Renowned philosopher Susan Buck-Morss collaborates with conceptual apparel label Boot Boyz Biz's Kevin McCaughey and Inventory Press' Adam Michaels on this experimental image-text update of McLuhan and Benjamin Showing how the montage principle allows thought to occupy the space between two seemingly unrelated things, Seeing | Making ―> Room for Thought both studies and embodies how an arrangement of images can be a form of thinking―in other words, images not as illustrations or objects of analysis but as a montage. In a close collaboration with designers Kevin McCaughey (founder of the popular conceptual clothing line Boot Boys Biz) and Adam Michaels of Inventory Press, renowned philosopher Susan Buck-Morss expands on her unique conception of montage, combining images and text―also integrating excerpts from Buck-Morss’ previous work―in an innovative way that provides insight into images and how they work together. In both design and content, Seeing | Making ―> Room for Thought is directly in conversation with Marshall McLuhan and Quentin Fiore’s The Medium Is the Massage , as well as the works of Walter Benjamin. This innovative volume brings Buck-Morss’ more experimental, visually engaged work to the fore in a way that has not been available in the usual contexts within which her writing has appeared. Susan Buck-Morss (born 1942) is the author of The Origin of Negative Dialectics (1977), The Dialectics of Seeing (1989), Dreamworld and Catastrophe (2000), Hegel, Haiti, and Universal History (2009) and Year 1 (2021). She is Distinguished Professor of Political Philosophy at the CUNY Graduate Center, New York. Kevin McCaughey (born 1991) is a designer and founder of Boot Boyz Biz (established in 2015), a project-based research practice based in New York. Adam Michaels (born 1978) is a designer, publisher and editor, the cofounder of design studio Project Projects, and the founder of Inventory Press and design studios Project Projects and IN-FO.CO. He received the 2015 Cooper Hewitt National Design Award for Communication Design.
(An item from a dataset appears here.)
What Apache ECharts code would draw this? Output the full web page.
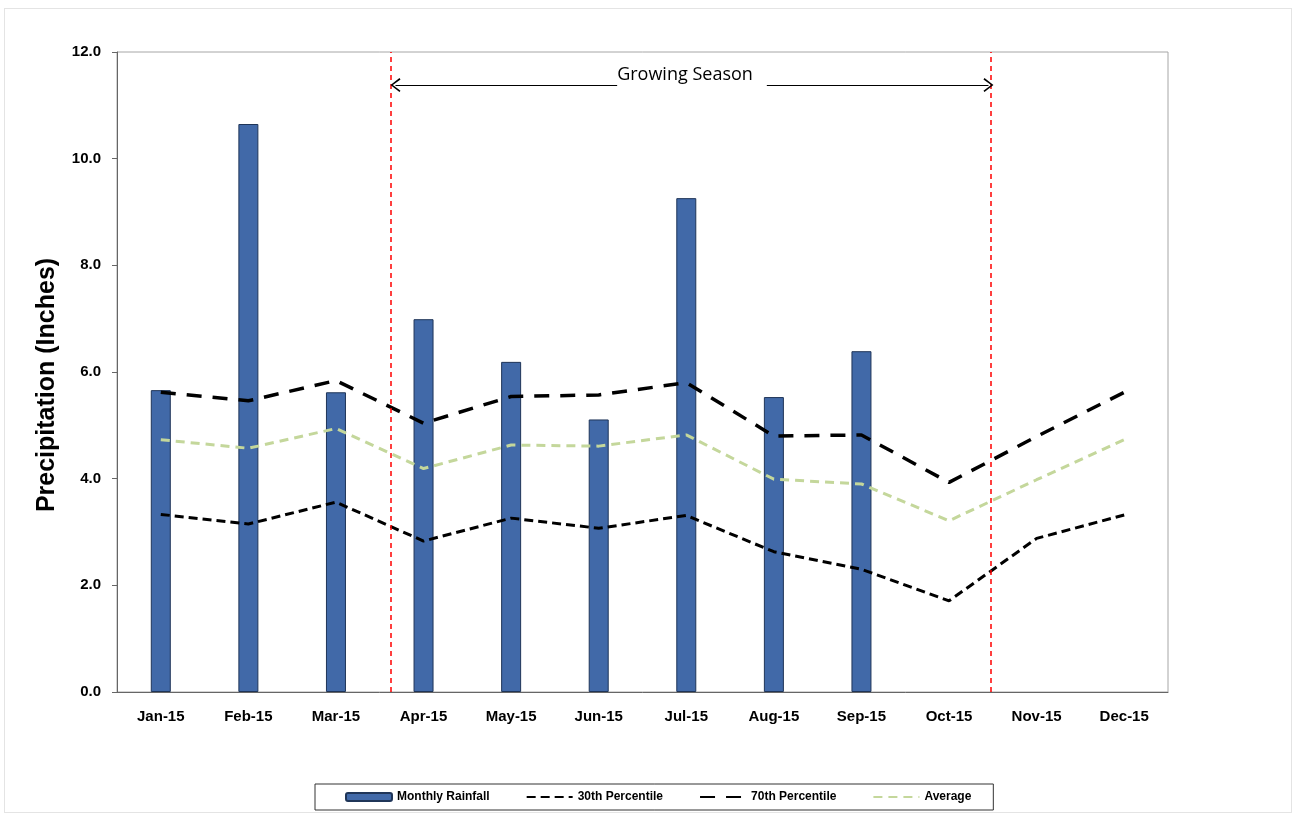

Extraordinary dense and captivating — when I picked it up in the book store, I accidentally read 100 pages before realizing that I should probably stop just standing there and buy it. The collision of image and text does an amazing job translating a complex philosophical topic — the nature of knowledge, power, and memory in relation to perception, images, and history — into something comprehensible. While each page is dense with information, the actual amount of main text per page is low, meaning that your initial read can be relatively quick, allowing for multiple readings where the content can soak in through multiple modes of learning. I personally am fond of reading a difficult philosophical text, but often get caught up trying to parse sentences and lose sight of the full picture. This book provides a necessary antidote to that. I cannot recommend it enough if this is your sort of thing!
super super cool document... loving the "syncretic" (sort of) and "synthetic" (more so) nature of this, although it did make it fairly hard to follow the actual writing of it. anyways, SBM is a great scholar and reader of Benjamin, and the images and connections make it a fun, quick read, although I found myself focusing more on the writing than on the images (maybe just my proclivity, my taste, my way of absorbing information). I think it might be a bit "shocking", aesthetically, like a frenetic tik tok montage, which we know SBM doesn't like. I wonder if the book makers can defend this position - that montage in book-form is actually dialectical, a politicized (as they want it to be) aesthetic rather than an aestheticized politics... will need to return to this to really think more about it, but the book is cool and really well done for sure.
Came across this at the used bookstore and bought it because the design looked awesome to me but I’m glad I did bc it was a good way to dip my toes into Walter Benjamin :3 got me thinking and pondering
Thoughtful and fun illustrations, with conceptual focus on several writers' ideas. I enjoyed the idea of placing images next to one another to evoke different thoughts.